NASA Solar Probe 'Touched the Sun' but is Enduring Dangerous Plasma Explosions
upstart writes:
NASA solar probe 'touched the sun' but is enduring dangerous plasma explosions:
The Parker Solar Probe is an engineering marvel, designed by NASA to "touch the sun" and reveal some of the star's most closely guarded secrets. The scorch-proof craft, launched by NASA in August 2018, has been slowly sidling up to our solar system's blazing inferno for the past three years, studying its magnetic fields and particle physics along the way. It's been a successful journey, and the probe has been racking up speed records. In 2020, it became the fastest human-made object ever built.
But Parker is learning a lesson about the consequences of its great speed: constant bombardment by space dust.
Space dust is a pervasive element of our solar system and likely many other planetary systems in the universe. Tiny particles of dust, a quarter the width of a human hair and generated by asteroids and comets, are locked in a forever dance around the sun.
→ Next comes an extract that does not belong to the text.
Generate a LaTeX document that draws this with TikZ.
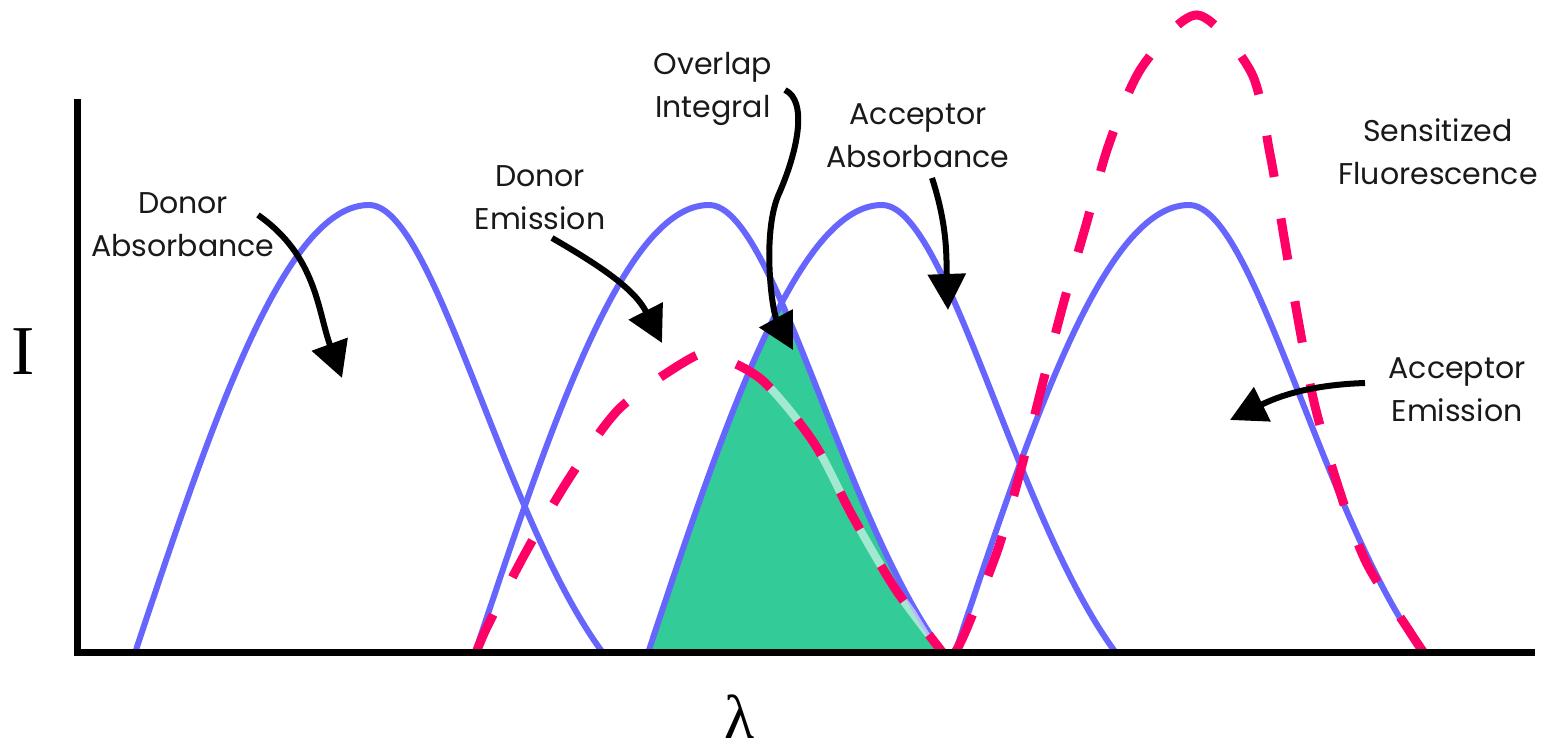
\documentclass[tikz,border=0pt]{standalone}
\usepackage{fontspec}
\newfontfamily\labelfont{Poppins}
\newfontfamily\axisfont{Liberation Serif}
\usetikzlibrary{arrows.meta}
\definecolor{cblue}{RGB}{102,102,255}
\definecolor{cred}{RGB}{255,0,102}
\definecolor{cgreen}{RGB}{51,204,153}
\newcommand\archplot{plot[domain=-234:0,samples=50,smooth] (\x,{448*cos(90*\x/234)}) -- plot[domain=0:234,samples=50,smooth] (\x,{448*cos(90*(\x/234+0.55*(\x/234)*(1-\x/234)))})}
\newcommand\redsmall{plot[smooth] coordinates {(476,98) (488,126) (527,201) (570,274) (619,342) (686,390) (712,396) (762,371) (814,308) (853,234) (896,161) (943,98)}}
\newcommand\redbig{plot[smooth] coordinates {(955,98) (967,123) (998,202) (1021,282) (1042,365) (1063,446) (1086,526) (1109,607) (1142,684) (1197,736) (1251,679) (1270,597) (1284,514) (1298,432) (1314,349) (1337,268) (1366,189) (1410,119) (1424,98)}}
\begin{document}
\begin{tikzpicture}[x=1pt,y=1pt,
  bluec/.style={draw=cblue, line width=6pt},
  redc/.style={draw=cred, line width=9pt, dash pattern=on 42pt off 42pt},
  arr/.style={draw=black, line width=6pt, -{Triangle[length=36pt,width=37pt]}},
  lab/.style={font=\labelfont\fontsize{30}{43}\selectfont, align=center, inner sep=0pt, text=black!90}]
\useasboundingbox (0,0) rectangle (1561,751);
% overlap integral
\begin{scope}
  \clip[shift={(709,98)}] \archplot -- cycle;
  \fill[cgreen, shift={(882,98)}] \archplot -- cycle;
\end{scope}
% blue spectra
\foreach \c in {369,709,882,1189} \draw[bluec, shift={(\c,98)}] \archplot;
% light gaps of the dashed line inside the overlap
\begin{scope}
  \clip[shift={(709,98)}] \archplot -- cycle;
  \clip[shift={(882,98)}] \archplot -- cycle;
  \draw[white, opacity=0.55, line width=8pt] \redsmall;
\end{scope}
% red dashed spectra
\draw[redc] \redsmall;
\draw[redc] \redbig;
% axes
\draw[line width=7pt] (77,652) -- (77,98) -- (1535,98);
% labels
\node[lab] (dabs) at (183,526) {Donor\\Absorbance};
\node[lab] (dem) at (540,553) {Donor\\Emission};
\node[lab] (ovl) at (713,662) {Overlap\\Integral};
\node[lab] (aabs) at (918,615) {Acceptor\\Absorbance};
\node[lab] (sens) at (1438,599) {Sensitized\\Fluorescence};
\node[lab] (aem) at (1457,361) {Acceptor\\Emission};
\node[font=\axisfont\fontsize{70}{70}\selectfont, inner sep=0pt, anchor=base] (ilab) at (23,376) {I};
\node[font=\axisfont\fontsize{62}{62}\selectfont, inner sep=0pt, anchor=south] (lam) at (740,12) {λ};
% arrows
\coordinate (a1s) at (258,536); \coordinate (a1t) at (342,373);
\coordinate (a2s) at (552,513); \coordinate (a2t) at (662,408);
\coordinate (a3s) at (785,661); \coordinate (a3t) at (793,401);
\coordinate (a4s) at (932,573); \coordinate (a4t) at (948,441);
\coordinate (a5s) at (1365,368); \coordinate (a5t) at (1230,331);
\draw[arr] (a1s) to[out=-35,in=110] (a1t);
\draw[arr] (a2s) to[out=-30,in=117] (a2t);
\draw[arr] (a3s) .. controls (808,650) and (798,600) .. (778,555) .. controls (762,515) and (772,440) .. (a3t);
\draw[arr] (a4s) to[out=-72,in=92] (a4t);
\draw[arr] (a5s) to[out=182,in=26] (a5t);
\end{tikzpicture}
\end{document}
Parker, whipping around the sun at almost unfathomable speeds, constantly collides with the grains, and as they hit its metallic body, they heat up, get vaporized and ionized, and become plasma.
Basically, Parker is being bombarded by dust at such speed that its body is constantly experiencing plasma explosions.
Using Fields, the probe's instrument for measuring magnetic fields, and Wispr, an imaging device that can snap photos of the sun and study the density of electrons in its corona, a team of scientists at the University of Colorado, Boulder's Laboratory for Atmospheric and Space Physics (LASP) and the Johns Hopkins University Applied Physics Laboratory studied the severity of these impacts.